Q: "Let's turn now to your personal story. Reflecting on your experience, first of all living in an impoverished neighborhood in San Francisco in the 1960s, you once said and I quote, 'That poor people have more tenacity for solving their own problems than most people give them credit for.' Can you elaborate on that statement, particularly with respect to Native peoples efforts to rebuild their nations?"
Mankiller: "Sure, let me preface my remarks by saying that my family participated in the Bureau of Indian Affairs relocation program, which was really a poorly disguised attempt to remove Native people from their homelands and that's how we ended up in San Francisco for twenty years. And the better life the Bureau of Indian Affairs promised us was actually a very rough housing project. What I learned living in a housing project in San Francisco which was predominantly African American is that people took care of each other in that community which was very isolated, and is still isolated, the housing project is called Hunter's Point, the people helped one another and that's how they got by in life. And what I saw in my own community before we left home, I was ten when we left Oklahoma and went to San Francisco, and what I've seen since I've returned home is a strong sense of interdependence in our community, and then in other communities that I've become aware of as well. People from Mexico, Central and South America, people that live in many of those communities have that same sense of responsibility for one another and interdependence. In our communities, there are always people who have formal leadership positions and titles and then there are the go-to people that folks gravitate toward when there is a crisis. And there are many people in our communities and in all low income communities that have great capacity for leadership, and I believe that community revitalization efforts can never be successful unless they begin at the grassroots level with families who know their community better than anything, outsiders who want to help a community with whatever project – whether its getting a water system or housing or health care or whatever, may have ideas about how to do that, but its never going to be successful if its conceptualized in a vacuum outside the community. For projects to be successful, they have to come from the people and because, you know you can be an expert in anything, there are a lot of smart people at this University, but people who live in low income communities are experts in their community. So the idea is to get a partnership between people who may have external resources and people in the community and then with that partnership they can move forward."

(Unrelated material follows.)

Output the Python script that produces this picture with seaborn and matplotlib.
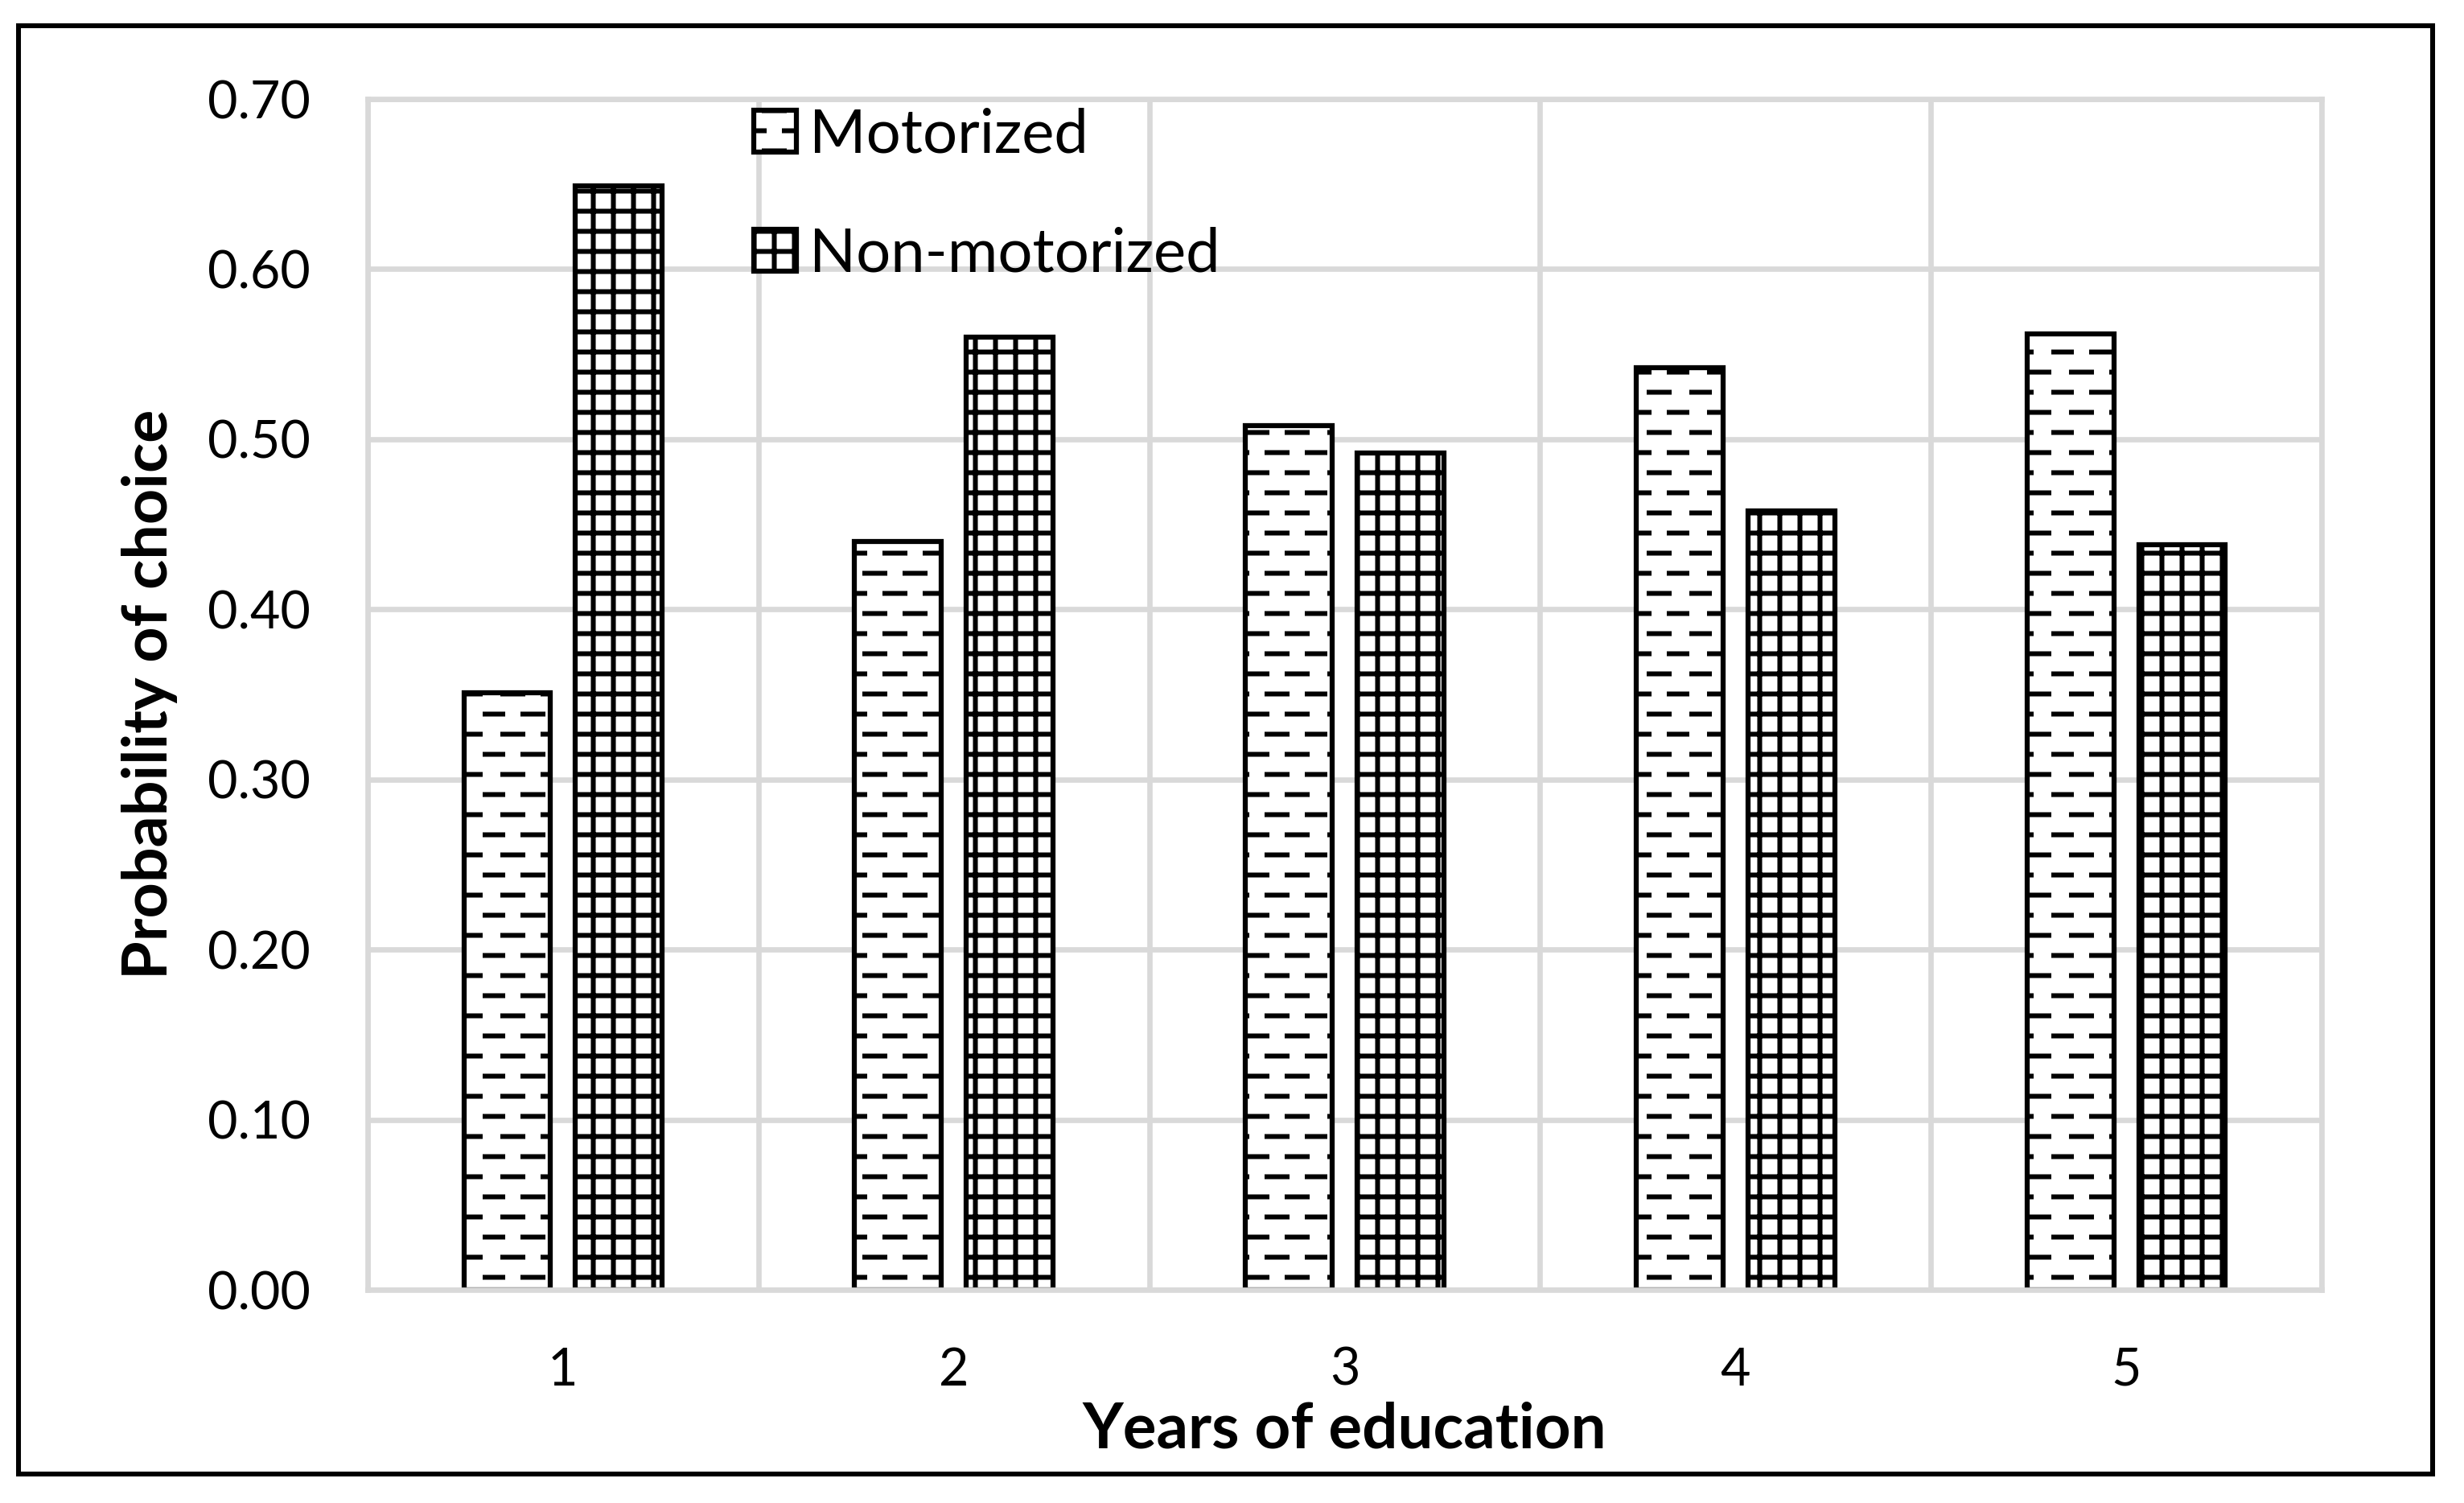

Q: "Really what you're talking about is solutions from within, solutions from the ground up, solutions from not just -- as you said, people in elected positions -- but local community leadership. How important is that? When you look across Indian Country and you work in Indian Country and you see some Indian communities very much dependent on the federal government to change things or they expect their tribal governments to do it all. And you're essentially saying that the spirit of interdependence, the spirit of local solutions in the community, is really what change needs to happen."
Mankiller: "I think that all of that is part of a process of trusting your own thinking. I think if you trust your own thinking and you truly believe that within the cultural context of your tribal community that you can rebuild your nation then you can. Part of what's happened over centuries of oppression is that our people came to rely on the federal government or the Bureau of Indian Affairs or well-meaning social workers to try to tell us how we should be and to provide things for us. And what's happened I think in the last few decades is that people are saying, 'No! We can articulate our own needs and we actually have the skills to be able to make, to solve those problems, and make our dreams a reality.' So at the very outset of trying to do something – and I think you have to have a sense of self-efficacy – all these people are always going around to tribal communities with these hot shot business ideas and these other kinds of things, well you know what, you're not going to get there until you do the basic work first. And the basic work first I think is working with people and making sure that people trust their own thinking first and have a strong sense of self-efficacy and believe in themselves. And once they believe in themselves and have that strong sense then they can do anything; they can move forward with that. It's pretty easy to do that. People often ask my husband and I how we got people in rural communities to volunteer to build their own houses and water systems and that sort of thing. All we did was trust people; it's that simple. I mean, not trust idly; it was an absolute trust. Can't read and write, it doesn't matter. If you have other skills; maybe the guy who can't read and write in the community is the best repairman of heavy equipment and can keep the waterline going. There's a role for everybody. Maybe someone in the community is a good writer, who can help write grants. There's a role for everybody. So trust in your own thinking I think is key to that."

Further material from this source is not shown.